*WHAT THE TASK ASKS*. Make an exact copy of the lines below.

☆ ☆ ☆ ☆ ☆ ☆ ☆

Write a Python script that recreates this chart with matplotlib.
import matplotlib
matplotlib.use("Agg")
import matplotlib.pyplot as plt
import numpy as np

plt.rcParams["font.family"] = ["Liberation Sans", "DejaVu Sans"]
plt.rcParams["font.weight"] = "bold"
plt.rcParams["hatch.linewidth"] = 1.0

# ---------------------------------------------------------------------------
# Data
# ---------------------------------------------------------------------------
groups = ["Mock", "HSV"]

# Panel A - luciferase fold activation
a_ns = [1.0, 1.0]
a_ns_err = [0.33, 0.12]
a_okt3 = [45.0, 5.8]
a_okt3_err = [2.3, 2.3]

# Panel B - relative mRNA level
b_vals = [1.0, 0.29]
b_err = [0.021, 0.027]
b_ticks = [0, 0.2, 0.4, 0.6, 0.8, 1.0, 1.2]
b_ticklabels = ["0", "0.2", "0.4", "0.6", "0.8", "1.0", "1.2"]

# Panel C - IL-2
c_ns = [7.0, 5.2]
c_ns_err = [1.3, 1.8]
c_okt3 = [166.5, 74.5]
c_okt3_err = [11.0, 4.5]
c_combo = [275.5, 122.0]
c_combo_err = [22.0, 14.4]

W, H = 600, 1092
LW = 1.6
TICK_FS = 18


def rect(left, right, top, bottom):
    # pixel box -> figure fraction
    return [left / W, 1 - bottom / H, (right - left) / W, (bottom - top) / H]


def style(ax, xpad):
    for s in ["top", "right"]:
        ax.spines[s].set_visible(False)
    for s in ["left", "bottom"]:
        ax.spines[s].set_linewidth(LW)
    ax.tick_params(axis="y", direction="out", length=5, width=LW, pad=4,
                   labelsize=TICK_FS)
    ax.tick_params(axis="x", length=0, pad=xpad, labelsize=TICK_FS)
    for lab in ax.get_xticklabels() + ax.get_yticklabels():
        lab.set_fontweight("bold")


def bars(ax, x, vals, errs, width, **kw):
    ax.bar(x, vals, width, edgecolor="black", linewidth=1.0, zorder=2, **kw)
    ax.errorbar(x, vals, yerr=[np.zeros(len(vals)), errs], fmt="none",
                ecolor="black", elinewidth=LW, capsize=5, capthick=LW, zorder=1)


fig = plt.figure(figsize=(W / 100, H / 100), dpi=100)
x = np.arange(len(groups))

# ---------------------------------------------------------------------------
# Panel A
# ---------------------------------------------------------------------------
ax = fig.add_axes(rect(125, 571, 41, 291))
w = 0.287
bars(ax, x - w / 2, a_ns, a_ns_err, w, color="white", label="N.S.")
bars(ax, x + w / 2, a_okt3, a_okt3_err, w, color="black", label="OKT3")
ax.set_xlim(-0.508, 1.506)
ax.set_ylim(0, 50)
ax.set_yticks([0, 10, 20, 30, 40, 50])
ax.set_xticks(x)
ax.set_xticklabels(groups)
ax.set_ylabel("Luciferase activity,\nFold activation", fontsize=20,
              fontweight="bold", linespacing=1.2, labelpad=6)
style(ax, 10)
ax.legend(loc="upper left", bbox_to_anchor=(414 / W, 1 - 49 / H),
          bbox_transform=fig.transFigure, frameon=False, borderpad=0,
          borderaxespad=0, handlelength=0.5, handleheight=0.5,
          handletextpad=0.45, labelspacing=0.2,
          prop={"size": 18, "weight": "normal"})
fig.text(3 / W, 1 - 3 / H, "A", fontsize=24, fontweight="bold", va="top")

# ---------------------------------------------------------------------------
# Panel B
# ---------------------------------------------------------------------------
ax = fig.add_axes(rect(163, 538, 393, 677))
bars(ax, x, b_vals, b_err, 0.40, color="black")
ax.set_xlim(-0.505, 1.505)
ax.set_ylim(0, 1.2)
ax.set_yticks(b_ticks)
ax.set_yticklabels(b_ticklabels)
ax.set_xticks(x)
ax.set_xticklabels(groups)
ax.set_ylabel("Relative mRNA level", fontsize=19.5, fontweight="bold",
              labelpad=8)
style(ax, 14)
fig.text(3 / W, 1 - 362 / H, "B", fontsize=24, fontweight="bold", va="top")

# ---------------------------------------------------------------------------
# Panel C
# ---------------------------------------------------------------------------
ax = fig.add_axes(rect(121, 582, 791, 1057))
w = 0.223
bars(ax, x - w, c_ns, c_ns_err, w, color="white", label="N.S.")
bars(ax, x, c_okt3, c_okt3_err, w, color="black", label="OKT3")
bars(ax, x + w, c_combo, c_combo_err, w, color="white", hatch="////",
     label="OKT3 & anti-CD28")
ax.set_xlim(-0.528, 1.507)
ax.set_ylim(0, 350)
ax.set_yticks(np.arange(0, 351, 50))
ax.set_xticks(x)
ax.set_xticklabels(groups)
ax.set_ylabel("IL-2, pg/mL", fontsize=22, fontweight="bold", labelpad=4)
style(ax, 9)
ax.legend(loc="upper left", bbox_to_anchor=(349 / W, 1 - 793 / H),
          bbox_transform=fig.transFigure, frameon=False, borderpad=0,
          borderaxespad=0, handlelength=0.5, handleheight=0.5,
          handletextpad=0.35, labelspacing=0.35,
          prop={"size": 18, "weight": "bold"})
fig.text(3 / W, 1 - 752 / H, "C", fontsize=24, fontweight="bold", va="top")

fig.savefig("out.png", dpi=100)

☆ ☆ ☆ ☆ ☆ ☆ ☆

*TASK SOLUTION*.
Write a Python script that recreates this chart with matplotlib.
import matplotlib
matplotlib.use("Agg")
import matplotlib.pyplot as plt
import numpy as np

plt.rcParams["font.family"] = ["Liberation Sans", "DejaVu Sans"]
plt.rcParams["font.weight"] = "bold"
plt.rcParams["hatch.linewidth"] = 1.0

# ---------------------------------------------------------------------------
# Data
# ---------------------------------------------------------------------------
groups = ["Mock", "HSV"]

# Panel A - luciferase fold activation
a_ns = [1.0, 1.0]
a_ns_err = [0.33, 0.12]
a_okt3 = [45.0, 5.8]
a_okt3_err = [2.3, 2.3]

# Panel B - relative mRNA level
b_vals = [1.0, 0.29]
b_err = [0.021, 0.027]
b_ticks = [0, 0.2, 0.4, 0.6, 0.8, 1.0, 1.2]
b_ticklabels = ["0", "0.2", "0.4", "0.6", "0.8", "1.0", "1.2"]

# Panel C - IL-2
c_ns = [7.0, 5.2]
c_ns_err = [1.3, 1.8]
c_okt3 = [166.5, 74.5]
c_okt3_err = [11.0, 4.5]
c_combo = [275.5, 122.0]
c_combo_err = [22.0, 14.4]

W, H = 600, 1092
LW = 1.6
TICK_FS = 18


def rect(left, right, top, bottom):
    # pixel box -> figure fraction
    return [left / W, 1 - bottom / H, (right - left) / W, (bottom - top) / H]


def style(ax, xpad):
    for s in ["top", "right"]:
        ax.spines[s].set_visible(False)
    for s in ["left", "bottom"]:
        ax.spines[s].set_linewidth(LW)
    ax.tick_params(axis="y", direction="out", length=5, width=LW, pad=4,
                   labelsize=TICK_FS)
    ax.tick_params(axis="x", length=0, pad=xpad, labelsize=TICK_FS)
    for lab in ax.get_xticklabels() + ax.get_yticklabels():
        lab.set_fontweight("bold")


def bars(ax, x, vals, errs, width, **kw):
    ax.bar(x, vals, width, edgecolor="black", linewidth=1.0, zorder=2, **kw)
    ax.errorbar(x, vals, yerr=[np.zeros(len(vals)), errs], fmt="none",
                ecolor="black", elinewidth=LW, capsize=5, capthick=LW, zorder=1)


fig = plt.figure(figsize=(W / 100, H / 100), dpi=100)
x = np.arange(len(groups))

# ---------------------------------------------------------------------------
# Panel A
# ---------------------------------------------------------------------------
ax = fig.add_axes(rect(125, 571, 41, 291))
w = 0.287
bars(ax, x - w / 2, a_ns, a_ns_err, w, color="white", label="N.S.")
bars(ax, x + w / 2, a_okt3, a_okt3_err, w, color="black", label="OKT3")
ax.set_xlim(-0.508, 1.506)
ax.set_ylim(0, 50)
ax.set_yticks([0, 10, 20, 30, 40, 50])
ax.set_xticks(x)
ax.set_xticklabels(groups)
ax.set_ylabel("Luciferase activity,\nFold activation", fontsize=20,
              fontweight="bold", linespacing=1.2, labelpad=6)
style(ax, 10)
ax.legend(loc="upper left", bbox_to_anchor=(414 / W, 1 - 49 / H),
          bbox_transform=fig.transFigure, frameon=False, borderpad=0,
          borderaxespad=0, handlelength=0.5, handleheight=0.5,
          handletextpad=0.45, labelspacing=0.2,
          prop={"size": 18, "weight": "normal"})
fig.text(3 / W, 1 - 3 / H, "A", fontsize=24, fontweight="bold", va="top")

# ---------------------------------------------------------------------------
# Panel B
# ---------------------------------------------------------------------------
ax = fig.add_axes(rect(163, 538, 393, 677))
bars(ax, x, b_vals, b_err, 0.40, color="black")
ax.set_xlim(-0.505, 1.505)
ax.set_ylim(0, 1.2)
ax.set_yticks(b_ticks)
ax.set_yticklabels(b_ticklabels)
ax.set_xticks(x)
ax.set_xticklabels(groups)
ax.set_ylabel("Relative mRNA level", fontsize=19.5, fontweight="bold",
              labelpad=8)
style(ax, 14)
fig.text(3 / W, 1 - 362 / H, "B", fontsize=24, fontweight="bold", va="top")

# ---------------------------------------------------------------------------
# Panel C
# ---------------------------------------------------------------------------
ax = fig.add_axes(rect(121, 582, 791, 1057))
w = 0.223
bars(ax, x - w, c_ns, c_ns_err, w, color="white", label="N.S.")
bars(ax, x, c_okt3, c_okt3_err, w, color="black", label="OKT3")
bars(ax, x + w, c_combo, c_combo_err, w, color="white", hatch="////",
     label="OKT3 & anti-CD28")
ax.set_xlim(-0.528, 1.507)
ax.set_ylim(0, 350)
ax.set_yticks(np.arange(0, 351, 50))
ax.set_xticks(x)
ax.set_xticklabels(groups)
ax.set_ylabel("IL-2, pg/mL", fontsize=22, fontweight="bold", labelpad=4)
style(ax, 9)
ax.legend(loc="upper left", bbox_to_anchor=(349 / W, 1 - 793 / H),
          bbox_transform=fig.transFigure, frameon=False, borderpad=0,
          borderaxespad=0, handlelength=0.5, handleheight=0.5,
          handletextpad=0.35, labelspacing=0.35,
          prop={"size": 18, "weight": "bold"})
fig.text(3 / W, 1 - 752 / H, "C", fontsize=24, fontweight="bold", va="top")

fig.savefig("out.png", dpi=100)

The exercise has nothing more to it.